Ouattara et Bédié sont les principaux rivaux du vote de samedi, Gbagbo n’ayant pu se présenter aux suffrages des électeurs. Ces trois hommes ont préparé le brouet de violence que les Ivoiriens risquent de devoir avaler parce qu’ils ne peuvent se résoudre à quitter la scène à 86 ans (Bédié), 78 ans (Ouattara) et 75 ans (Gbagbo), dans un pays où l’âge médian de la population est 19 ans mais où la vieillesse est présentée comme l’équivalent de la sagesse, quand bien même on a prouvé son manque de sens commun. Tous les trois se sont, depuis 1995, alliés à l’un contre l’autre, à tour de rôle.
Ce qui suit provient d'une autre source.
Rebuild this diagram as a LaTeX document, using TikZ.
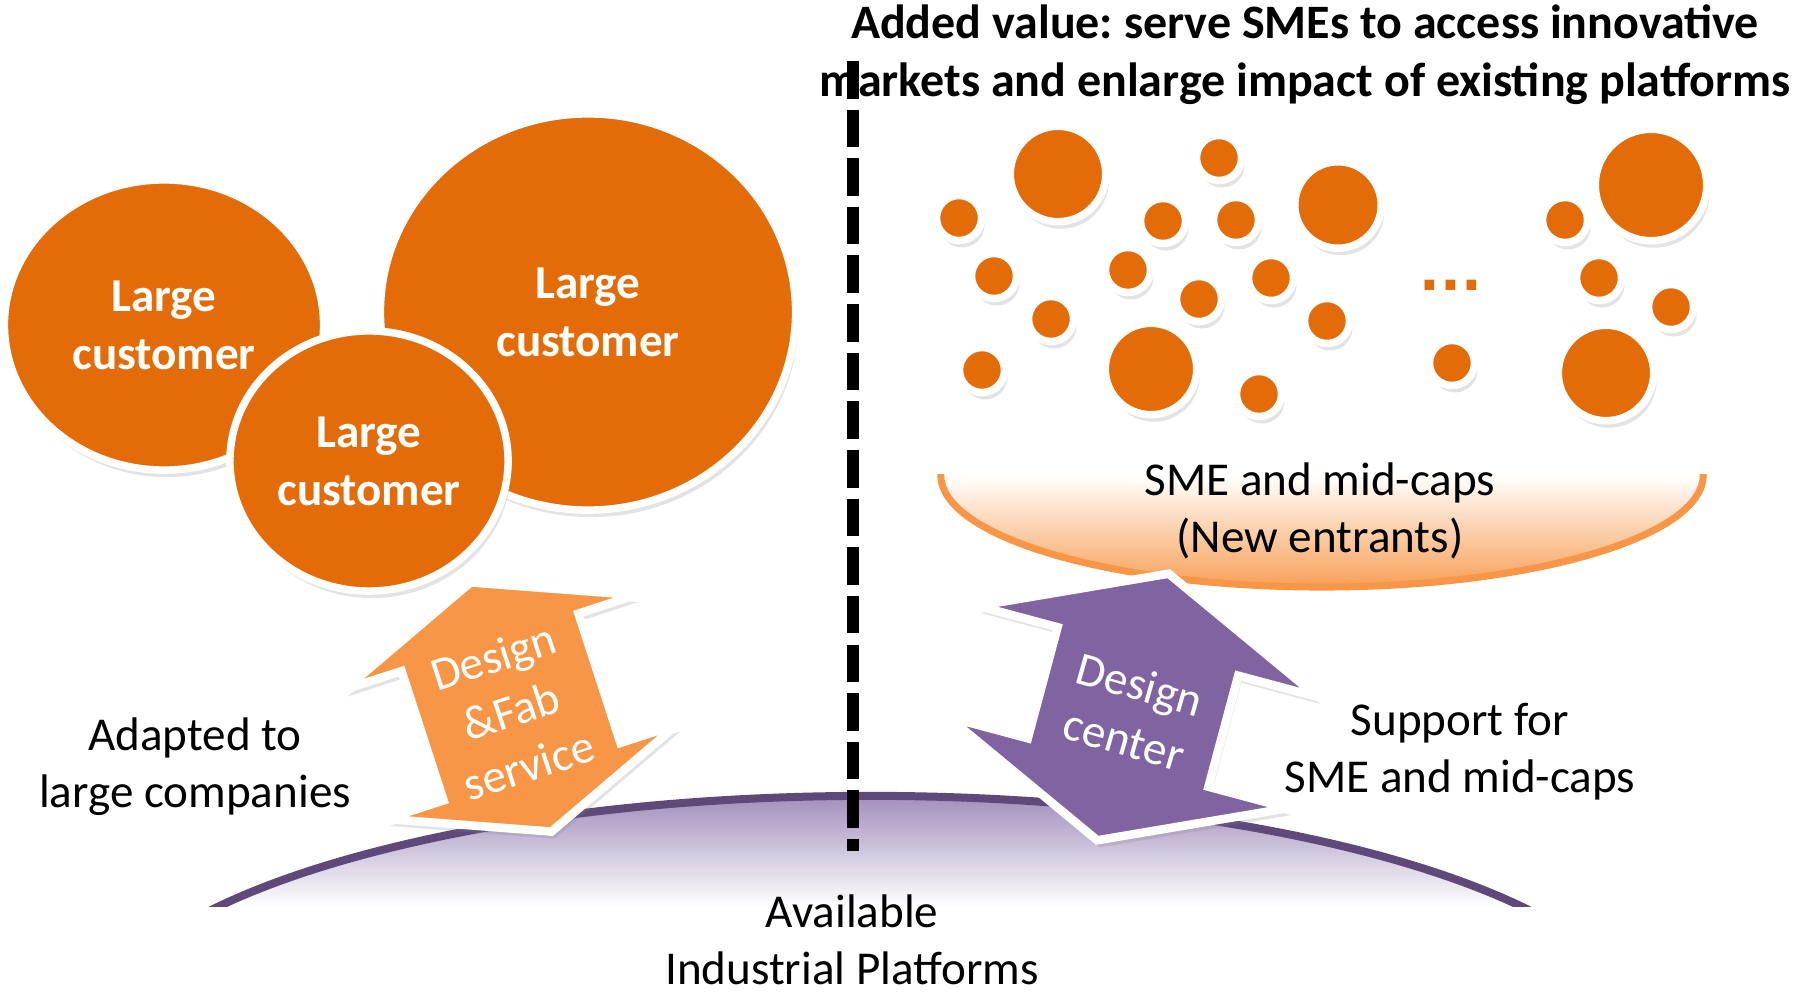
\documentclass[tikz,border=0pt]{standalone}
\usepackage{fontspec}
\setmainfont{Carlito}
\newfontfamily\dotfont{DejaVu Sans}
\frenchspacing
\usetikzlibrary{shapes.geometric,shadows}
\definecolor{cOrg}{HTML}{E36C09}
\definecolor{cOrgL}{HTML}{F79646}
\definecolor{cOrgF}{HTML}{F79D52}
\definecolor{cPur}{HTML}{8064A2}
\definecolor{cPurD}{HTML}{5F497A}
\definecolor{cPurL}{HTML}{9E8BBA}
\tikzstyle{styShadow}=[drop shadow={opacity=0.22,shadow xshift=0.03cm,shadow yshift=-0.07cm}]
\tikzstyle{styBig}=[ellipse,fill=cOrg,draw=white,line width=0.075cm,inner sep=0,text=white,align=center,font=\fontsize{13.4}{16.5}\selectfont\bfseries,styShadow]
\tikzstyle{styDot}=[circle,fill=cOrg,draw=white,line width=0.075cm,inner sep=0,minimum size=0.45cm,styShadow]
\tikzstyle{styArr}=[draw=white,line width=0.085cm,line join=miter,styShadow]
\tikzstyle{styTxt}=[align=center,inner sep=0,font=\fontsize{13.4}{16.2}\selectfont]
\tikzstyle{styArrTxt}=[styTxt,text=white]
\tikzstyle{myline}=[line width=0.126cm,dash pattern=on 0.375cm off 0.111cm]

\begin{document}
\begin{tikzpicture}[x=0.01cm,y=-0.01cm]
\useasboundingbox (0,0) rectangle (1800,992);
\fill[white] (0,0) rectangle (1800,992);

% platforms at the bottom
\begin{scope}
\clip (870,1043) ellipse [x radius=7.81cm,y radius=2.47cm];
\shade[top color=cPurL,bottom color=white] (60,792) rectangle (1680,907);
\end{scope}
\begin{scope}
\clip (0,0) rectangle (1800,907);
\draw[cPurD,line width=0.08cm] (870,1043) ellipse [x radius=7.81cm,y radius=2.47cm];
\end{scope}

% bowl of new entrants
\begin{scope}
\clip (1322,475) ellipse [x radius=3.81cm,y radius=1.12cm];
\shade[top color=white,bottom color=cOrgF] (930,475) rectangle (1710,590);
\end{scope}
\begin{scope}
\clip (900,475) rectangle (1750,620);
\draw[cOrgL,line width=0.07cm] (1322,475) ellipse [x radius=3.81cm,y radius=1.12cm];
\end{scope}

% large customers
\node[styBig,minimum width=3.19cm,minimum height=2.90cm] (cusLeft) at (164,325) {Large\\customer};
\node[styBig,minimum width=4.15cm,minimum height=3.96cm] (cusRight) at (588,312) {Large\\customer};
\node[styBig,minimum width=2.78cm,minimum height=2.60cm] (cusMid) at (369,461) {Large\\customer};

% SMEs
\node[styDot,minimum size=0.954cm] (sme1) at (1058,174) {};
\node[styDot] (sme2) at (1219,158) {};
\node[styDot] (sme3) at (959,218) {};
\node[styDot] (sme4) at (1163,221) {};
\node[styDot] (sme5) at (1236,220) {};
\node[styDot,minimum size=0.864cm] (sme6) at (1338,205) {};
\node[styDot] (sme7) at (994,276) {};
\node[styDot] (sme8) at (1128,270) {};
\node[styDot] (sme9) at (1271,278) {};
\node[styDot] (sme10) at (1199,299) {};
\node[styDot] (sme11) at (1051,319) {};
\node[styDot] (sme12) at (1327,321) {};
\node[styDot] (sme13) at (982,370) {};
\node[styDot,minimum size=0.914cm] (sme14) at (1151,369) {};
\node[styDot] (sme15) at (1259,394) {};
\node[styDot,minimum size=1.114cm] (sme16) at (1651,185) {};
\node[styDot] (sme17) at (1565,220) {};
\node[styDot] (sme18) at (1599,278) {};
\node[styDot] (sme19) at (1671,307) {};
\node[styDot] (sme20) at (1452,363) {};
\node[styDot,minimum size=0.954cm] (sme21) at (1606,373) {};
\node[text=cOrg,inner sep=0,font=\dotfont\fontsize{15.5}{15.5}\selectfont\bfseries] (smeMore) at (1451,285) {...};

% up-down arrows
\begin{scope}[shift={(511,707)},rotate=18]
\path[styArr,fill=cOrgL] (0,-131) -- (153,-68) -- (93,-68) -- (93,68) -- (153,68) -- (0,131)
  -- (-153,68) -- (-93,68) -- (-93,-68) -- (-153,-68) -- cycle;
\end{scope}
\node[styArrTxt,rotate=18] (txtFab) at (511,711) {Design\\\&Fab\\service};
\begin{scope}[shift={(1133,707)},rotate=-15]
\path[styArr,fill=cPur] (0,-138) -- (176,-57.5) -- (93.5,-57.5) -- (93.5,57.5) -- (176,57.5) -- (0,138)
  -- (-176,57.5) -- (-93.5,57.5) -- (-93.5,-57.5) -- (-176,-57.5) -- cycle;
\end{scope}
\node[styArrTxt,rotate=-16] (txtCenter) at (1132,712) {Design\\center};

% labels
\node[styTxt] (lblLarge) at (195,767) {Adapted to\\large companies};
\node[styTxt] (lblSupport) at (1460,752) {Support for\\SME and mid-caps};
\node[styTxt] (lblSme) at (1320,511) {SME and mid-caps\\(New entrants)};
\node[styTxt] (lblPlat) at (852,940) {Available\\Industrial Platforms};
\node[styTxt,font=\fontsize{13.65}{16.5}\selectfont\bfseries] (title) at (1305,55)
  {Added value: serve SMEs to access innovative\\markets and enlarge impact of existing platforms};

% separator
\coordinate (sepTop) at (853,61);
\coordinate (sepBot) at (853,851);
\draw[myline] (sepTop) -- (sepBot);

\end{tikzpicture}
\end{document}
Appel au boycott mais pas de retrait
Les outsiders sont Pascal Affi N’Guessan, 67 ans, dissident de Gbagbo, et Bertin Kouadio Konan, 51 ans, dissident de Bédié. Comme dans beaucoup de pays d’Afrique, les poids lourds de la politique ivoirienne ne forment pas de possibles successeurs (ou un seul, dans le cas de Ouattara, et ce dauphin a disparu) : le chef veut rester chef jusqu’à sa mort et celle-ci plonge la formation et/ou le pays dans le désarroi. Celui qui prétend représenter la relève doit partir.
Bédié et Affi N’Guessan ont appelé leurs partisans à la “désobéissance civile” et au “boycott actif” du processus électoral – déclenchant de nouvelles violences communautaires dans les localités où les ethnies se mélangent. Mais ils se sont bien gardés de retirer leurs candidatures.
“Peuple de Côte-d’Ivoire […] veux-tu revivre les horreurs que tu as vécues il y a à peine dix ans ?”, interrogeait en août dernier, dans Fraternité Matin, Venance Konan, journaliste respecté. “Lorsque la boîte de Pandore est ouverte, il est difficile de la refermer”, avertissait-il. “La haine que l’on est en train de t’inoculer ne consumera que toi seul. Ceux qui te demandent de prendre la machette ou le fusil contre ton voisin vivent en sécurité”.